* begin Entries supplied *

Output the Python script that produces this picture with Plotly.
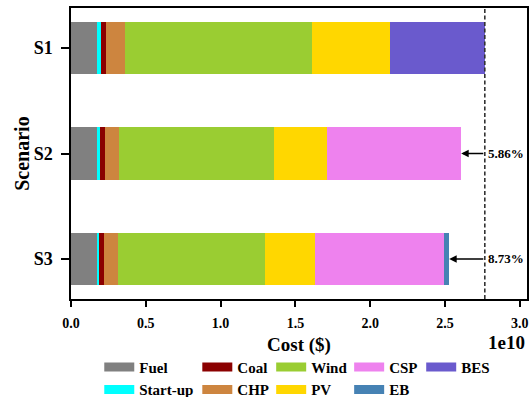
import plotly.graph_objects as go

scenarios = ["S1", "S2", "S3"]
fuel = [1.76e9, 1.72e9, 1.72e9]
startup = [0.23e9, 0.22e9, 0.17e9]
coal = [0.35e9, 0.33e9, 0.31e9]
chp = [1.27e9, 0.94e9, 0.92e9]
wind = [12.51e9, 10.35e9, 9.83e9]
pv = [5.19e9, 3.56e9, 3.34e9]
csp = [0.0, 8.96e9, 8.63e9]
eb = [0.0, 0.0, 0.36e9]
bes = [6.35e9, 0.0, 0.0]

series_names = ["Fuel", "Start-up", "Coal", "CHP", "Wind", "PV", "CSP", "EB", "BES"]
series_values = [fuel, startup, coal, chp, wind, pv, csp, eb, bes]
series_colors = ["#808080", "#00FFFF", "#8B0000", "#CD853F", "#9ACD32",
                 "#FFD700", "#EE82EE", "#4682B4", "#6A5ACD"]

reduction_labels = ["", "5.86%", "8.73%"]

x_tickvals = [0, 0.5e10, 1.0e10, 1.5e10, 2.0e10, 2.5e10, 3.0e10]
x_ticktext = ["0.0", "0.5", "1.0", "1.5", "2.0", "2.5", "3.0"]

FONT = "Liberation Serif, Times New Roman, serif"

# legend columns (matplotlib ncol=5 column-major layout)
legend_columns = [["Fuel", "Start-up"], ["Coal", "CHP"], ["Wind", "PV"], ["CSP", "EB"], ["BES"]]
legend_x = [0.062, 0.277, 0.439, 0.610, 0.768]

fig = go.Figure()
for name, vals, col in zip(series_names, series_values, series_colors):
    fig.add_trace(go.Bar(
        y=scenarios, x=vals, name=name, orientation="h",
        marker=dict(color=col, line=dict(width=0)),
        width=0.5, showlegend=False))

# legend entries
for ci, column in enumerate(legend_columns):
    lname = "legend" if ci == 0 else f"legend{ci+1}"
    for name in column:
        col = series_colors[series_names.index(name)]
        fig.add_trace(go.Scatter(
            x=[None], y=[None], mode="lines", name=name,
            line=dict(color=col, width=9), legend=lname, showlegend=True))

totals = [sum(v[i] for v in series_values) for i in range(len(scenarios))]
ref_total = totals[0]

fig.add_shape(type="line", xref="x", yref="paper", x0=ref_total, x1=ref_total,
              y0=0, y1=1, line=dict(color="#333333", width=1.6, dash="4px,2.5px"))

for i in range(1, len(scenarios)):
    fig.add_annotation(x=totals[i], y=scenarios[i], ax=ref_total, ay=scenarios[i],
                       xref="x", yref="y", axref="x", ayref="y", text="",
                       showarrow=True, arrowhead=2, arrowsize=1, arrowwidth=1.5,
                       arrowcolor="black")
    fig.add_annotation(x=ref_total, y=scenarios[i], xref="x", yref="y",
                       text=reduction_labels[i], showarrow=False, xanchor="left",
                       xshift=1,
                       font=dict(family=FONT, size=13, color="black", weight="bold"))

fig.add_annotation(x=1, y=-0.148, xref="paper", yref="paper", text="<b>1e10</b>",
                   showarrow=False, xanchor="right", yanchor="middle",
                   font=dict(family=FONT, size=19, color="black", weight="bold"))

fig.add_annotation(x=-0.109, y=0.5, xref="paper", yref="paper", text="<b>Scenario</b>",
                   showarrow=False, xanchor="center", yanchor="middle", textangle=-90,
                   font=dict(family=FONT, size=20, color="black", weight="bold"))

layout_legends = {}
for ci in range(len(legend_columns)):
    lname = "legend" if ci == 0 else f"legend{ci+1}"
    layout_legends[lname] = dict(
        x=legend_x[ci], y=-0.178, xanchor="left", yanchor="top",
        orientation="v", bgcolor="rgba(0,0,0,0)", borderwidth=0,
        traceorder="normal",
        font=dict(family=FONT, size=15, color="black", weight="bold"),
        itemwidth=30, tracegroupgap=0)

fig.update_layout(
    width=529, height=397,
    margin=dict(l=71, r=2, t=8, b=98, autoexpand=False),
    barmode="stack",
    plot_bgcolor="white", paper_bgcolor="white",
    font=dict(family=FONT, color="black"),
    **layout_legends,
)

fig.update_xaxes(
    range=[0, 3.048e10], tickvals=x_tickvals, ticktext=x_ticktext,
    ticks="outside", ticklen=6, tickwidth=1.5, tickcolor="black",
    showline=True, linecolor="black", linewidth=1.5, mirror=True,
    showgrid=False, zeroline=False, ticklabelstandoff=4, automargin=False,
    tickfont=dict(family=FONT, size=14, color="black", weight="bold"),
    title=dict(text="Cost ($)", standoff=8,
               font=dict(family=FONT, size=19, color="black", weight="bold")))

fig.update_yaxes(
    range=[2.38, -0.38], categoryorder="array", categoryarray=scenarios,
    ticks="outside", ticklen=8, tickwidth=1.5, tickcolor="black",
    showline=True, linecolor="black", linewidth=1.5, mirror=True,
    showgrid=False, zeroline=False, ticklabelstandoff=5, automargin=False,
    tickfont=dict(family=FONT, size=18, color="black", weight="bold"))

fig.write_html("out.html", post_script="document.body.style.margin='0';",
               config={"displayModeBar": False})
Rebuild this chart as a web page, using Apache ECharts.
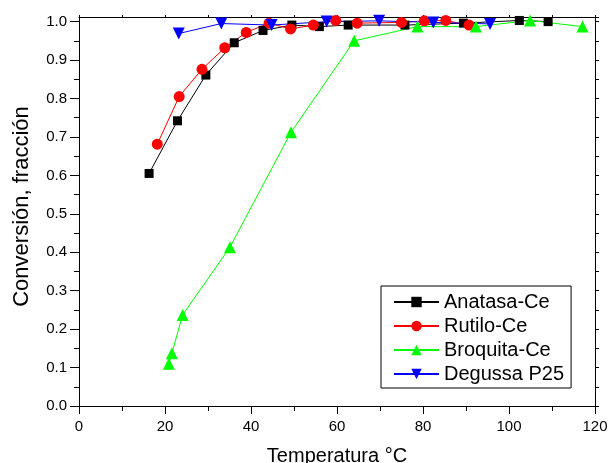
<!DOCTYPE html>
<html>
<head>
<meta charset="utf-8">
<script src="https://cdn.jsdelivr.net/npm/echarts@6/dist/echarts.min.js"></script>
<style>
  html, body { margin: 0; padding: 0; background: #fff; }
  #chart { width: 608px; height: 463px; }
</style>
</head>
<body>
<div id="chart"></div>
<script>
// Conversion vs temperature for the four Ce-doped TiO2 catalysts
const seriesNames = ['Anatasa-Ce', 'Rutilo-Ce', 'Broquita-Ce', 'Degussa P25'];

const anatasaX = [16.3, 22.9, 29.5, 36.1, 42.8, 49.5, 55.9, 62.6, 75.8, 89.4, 102.4, 109.1];
const anatasaY = [0.605, 0.742, 0.861, 0.945, 0.977, 0.991, 0.987, 0.991, 0.991, 0.996, 1.003, 1.0];

const rutiloX = [18.2, 23.3, 28.6, 33.9, 38.9, 44.2, 49.2, 54.5, 59.7, 64.7, 75.0, 80.3, 85.3, 90.7];
const rutiloY = [0.681, 0.805, 0.876, 0.932, 0.972, 0.996, 0.981, 0.991, 1.003, 0.996, 0.998, 1.002, 1.003, 0.991];

const broquitaX = [20.9, 21.6, 24.1, 35.1, 49.3, 64.0, 78.7, 92.3, 104.9, 117.1];
const broquitaY = [0.110, 0.137, 0.237, 0.413, 0.712, 0.950, 0.987, 0.987, 1.003, 0.987];

const degussaX = [23.2, 33.1, 44.8, 57.6, 69.8, 82.4, 95.6];
const degussaY = [0.969, 0.995, 0.991, 1.0, 1.002, 0.998, 0.994];

const yTickValues = [0, 0.1, 0.2, 0.3, 0.4, 0.5, 0.6, 0.7, 0.8, 0.9, 1.0];

const FONT = 'Liberation Sans, Arial, sans-serif';

function pairs(xs, ys) { return xs.map((x, i) => [x, ys[i]]); }

function lineSeries(name, xs, ys, color, symbol, size) {
  return {
    name: name,
    type: 'line',
    data: pairs(xs, ys),
    symbol: symbol,
    symbolSize: size,
    showAllSymbol: true,
    clip: false,
    lineStyle: { color: color, width: 1 },
    itemStyle: { color: color, borderWidth: 0 },
    emphasis: { disabled: true },
    animation: false
  };
}

const chart = echarts.init(document.getElementById('chart'), null, { renderer: 'canvas' });

chart.setOption({
  backgroundColor: '#ffffff',
  animation: false,
  grid: { left: 79, right: 13, top: 17, bottom: 57, outerBoundsMode: 'none', containLabel: false },
  legend: {
    orient: 'vertical',
    left: 381,
    top: 286,
    padding: [6, 7, 4, 12],
    itemGap: 4,
    itemWidth: 45,
    itemHeight: 13,
    borderColor: '#000',
    borderWidth: 1,
    backgroundColor: '#fff',
    textStyle: { fontFamily: FONT, fontSize: 20, color: '#000', lineHeight: 20 },
    data: seriesNames
  },
  xAxis: [
    {
      type: 'value',
      min: 0, max: 120, interval: 20,
      name: 'Temperatura °C',
      nameLocation: 'middle',
      nameGap: 40,
      nameTextStyle: { fontFamily: FONT, fontSize: 20, color: '#000' },
      axisLine: { show: true, onZero: false, lineStyle: { color: '#000', width: 1 } },
      axisTick: { show: true, inside: false, length: 8, lineStyle: { color: '#000' } },
      minorTick: { show: true, splitNumber: 2, length: 5, lineStyle: { color: '#000' } },
      axisLabel: { fontFamily: FONT, fontSize: 15, color: '#000', margin: 13 },
      splitLine: { show: false }
    },
    {
      type: 'value',
      position: 'top',
      min: 0, max: 120, interval: 10,
      axisLine: { show: true, onZero: false, lineStyle: { color: '#000', width: 1 } },
      axisTick: { show: true, inside: false, length: 2, lineStyle: { color: '#000' } },
      axisLabel: { show: false },
      splitLine: { show: false }
    }
  ],
  yAxis: [
    {
      type: 'value',
      min: 0, max: 1.012, interval: 0.1,
      name: 'Conversión, fracción',
      nameLocation: 'middle',
      nameRotate: 90,
      nameGap: 46,
      nameTextStyle: { fontFamily: FONT, fontSize: 22, color: '#000', padding: [0, 0, 0, 10] },
      axisLine: { show: true, onZero: false, lineStyle: { color: '#000', width: 1 } },
      axisTick: { show: true, inside: false, length: 9, customValues: yTickValues, lineStyle: { color: '#000' } },
      minorTick: { show: true, splitNumber: 2, length: 5, lineStyle: { color: '#000' } },
      axisLabel: {
        fontFamily: FONT, fontSize: 15, color: '#000', margin: 12,
        customValues: yTickValues,
        formatter: v => v.toFixed(1)
      },
      splitLine: { show: false }
    },
    {
      type: 'value',
      position: 'right',
      min: 0, max: 1.012, interval: 0.05,
      axisLine: { show: true, onZero: false, lineStyle: { color: '#000', width: 1 } },
      axisTick: { show: true, inside: false, length: 4, lineStyle: { color: '#000' } },
      axisLabel: { show: false },
      splitLine: { show: false }
    }
  ],
  series: [
    lineSeries(seriesNames[0], anatasaX, anatasaY, '#000000', 'rect', 9),
    lineSeries(seriesNames[1], rutiloX, rutiloY, '#ff0000', 'circle', 11),
    lineSeries(seriesNames[2], broquitaX, broquitaY, '#00ff00', 'triangle', 12),
    lineSeries(seriesNames[3], degussaX, degussaY, '#0000ff', 'path://M0,0 L10,0 L5,9 Z', 12)
  ]
});
</script>
</body>
</html>
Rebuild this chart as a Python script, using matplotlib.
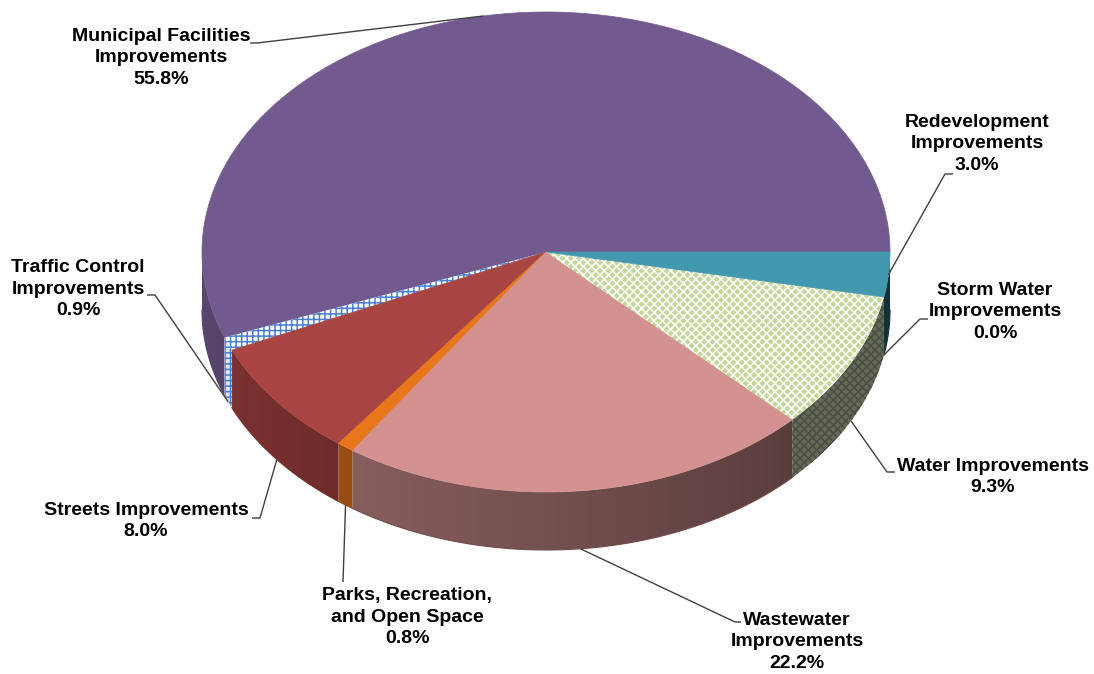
import numpy as np
import matplotlib
matplotlib.use("Agg")
import matplotlib.pyplot as plt
from matplotlib.patches import Polygon
from matplotlib.colors import to_rgb

plt.rcParams.update({
    "font.family": ["Liberation Sans", "DejaVu Sans"],
    "font.weight": "bold",
    "hatch.linewidth": 1.1,
})

# ---- data (counter-clockwise from 3 o'clock) ----
CATEGORIES = ["Municipal Facilities\nImprovements", "Traffic Control\nImprovements",
              "Streets Improvements", "Parks, Recreation,\nand Open Space",
              "Wastewater\nImprovements", "Water Improvements",
              "Storm Water\nImprovements", "Redevelopment\nImprovements"]
SHARES = [55.8, 0.9, 8.0, 0.8, 22.2, 9.3, 0.0, 3.0]

# ---- styling ----
COLORS = ["#725a8e", "#ffffff", "#a84442", "#e8761b", "#d39190", "#c4d79b", "#8064a2", "#4298af"]
HATCHES = [None, "+++", None, None, None, "xxxx", None, None]
HATCH_COLORS = [None, "#4a7fd0", None, None, None, "#ffffff", None, None]
SIDE_HATCH = {1: ("#dfe6f2", "#4a7fd0"), 5: ("#646b55", "#4a4d46")}

# label layout: text centre, elbow point of the leader, tick length (+ right / - left)
LABEL_XY = [(161, 58), (78, 289), (146, 521), (407, 617), (797, 642), (993, 477), (995, 312), (977, 144)]
ELBOW = [(257, 43), (155, 295), (260, 518), (343, 582), (735, 622), (887, 472), (920, 319), (945, 174)]
TICK = [-7, -8, -8, 0, 6, 8, 8, 8]
ON_SIDE = [False, True, True, True, True, True, True, False]

CX, CY, A, B, DEPTH = 546, 252, 344, 240, 58


def pt(theta, dy=0.0):
    t = np.radians(theta)
    return CX + A * np.cos(t), CY - B * np.sin(t) + dy


def shade(color, f):
    r, g, b = to_rgb(color)
    return (min(r * f, 1), min(g * f, 1), min(b * f, 1))


def light(theta):
    # lighter on the left-front, darker towards the right
    th = np.asarray(theta) % 360
    return 0.8 - 0.5 * (th - 180) / 180


fig = plt.figure(figsize=(10.94, 6.74), dpi=100)
ax = fig.add_axes([0, 0, 1, 1])
ax.set_xlim(0, 1094)
ax.set_ylim(674, 0)
ax.axis("off")

bounds = np.concatenate([[0], np.cumsum(SHARES)]) * 3.6
slices = [(bounds[i], bounds[i + 1]) for i in range(len(SHARES))]

# ---- side walls (front half only) ----
for i, (t1, t2) in enumerate(slices):
    s1, s2 = max(t1, 180), min(t2, 360)
    if s2 <= s1:
        continue
    th = np.linspace(s1, s2, max(4, int((s2 - s1) * 3)))
    top = [pt(t) for t in th]
    bot = [pt(t, DEPTH) for t in th[::-1]]
    verts = top + bot
    f_mid = float(light((s1 + s2) / 2))
    if HATCHES[i]:
        face, hc = SIDE_HATCH[i]
        ax.add_patch(Polygon(verts, closed=True, facecolor=face, edgecolor=hc,
                             hatch=HATCHES[i], lw=0))
        continue
    poly = Polygon(verts, closed=True, facecolor="none", edgecolor="none")
    ax.add_patch(poly)
    xs = np.array([v[0] for v in verts])
    ys = np.array([v[1] for v in verts])
    x0, x1 = xs.min() - 1, xs.max() + 1
    xcol = np.linspace(x0, x1, 400)
    cosv = np.clip((xcol - CX) / A, -1, 1)
    thc = 360 - np.degrees(np.arccos(cosv))
    base = np.array(to_rgb(COLORS[i]))
    img = (base[None, :] * light(thc)[:, None])[None, :, :]
    im = ax.imshow(np.clip(img, 0, 1), extent=[x0, x1, ys.max() + 1, ys.min() - 1],
                   aspect="auto", interpolation="bilinear", zorder=1)
    im.set_clip_path(poly)
    # soften the clipped lower edge
    ax.plot([v[0] for v in bot], [v[1] for v in bot], color=shade(COLORS[i], f_mid), lw=0.8, zorder=1)

# ---- top faces ----
for i, (t1, t2) in enumerate(slices):
    if t2 <= t1:
        continue
    th = np.linspace(t1, t2, max(3, int((t2 - t1) * 2)))
    verts = [(CX, CY)] + [pt(t) for t in th]
    if HATCHES[i]:
        ax.add_patch(Polygon(verts, closed=True, facecolor=COLORS[i], edgecolor=HATCH_COLORS[i],
                             hatch=HATCHES[i], lw=0, zorder=2))
    else:
        ax.add_patch(Polygon(verts, closed=True, facecolor=COLORS[i], edgecolor=COLORS[i],
                             lw=0.5, zorder=2))

# ---- labels with leader lines ----
for i, (t1, t2) in enumerate(slices):
    mid = (t1 + t2) / 2
    anchor = pt(mid, DEPTH if ON_SIDE[i] else 0)
    ex, ey = ELBOW[i]
    ax.plot([ex + TICK[i], ex, anchor[0]], [ey, ey, anchor[1]], color="#404040", lw=1.0,
            solid_capstyle="butt", zorder=3)
    lx, ly = LABEL_XY[i]
    ax.text(lx, ly, f"{CATEGORIES[i]}\n{SHARES[i]:.1f}%", ha="center", va="center",
            fontsize=14, fontweight="bold", linespacing=1.32, color="#000000", zorder=4)

fig.savefig("out.png", dpi=100)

* end Entries supplied *

Do this
Copy the lines above exactly, starting with the line that contains "Rebuild this chart as a web" and ending with the line that contains "['Anatasa-Ce', 'Rutilo-Ce', 'Broquita-Ce', 'Degussa P25'];", and leave out any pictures.

Task response
Rebuild this chart as a web page, using Apache ECharts.
<!DOCTYPE html>
<html>
<head>
<meta charset="utf-8">
<script src="https://cdn.jsdelivr.net/npm/echarts@6/dist/echarts.min.js"></script>
<style>
  html, body { margin: 0; padding: 0; background: #fff; }
  #chart { width: 608px; height: 463px; }
</style>
</head>
<body>
<div id="chart"></div>
<script>
// Conversion vs temperature for the four Ce-doped TiO2 catalysts
const seriesNames = ['Anatasa-Ce', 'Rutilo-Ce', 'Broquita-Ce', 'Degussa P25'];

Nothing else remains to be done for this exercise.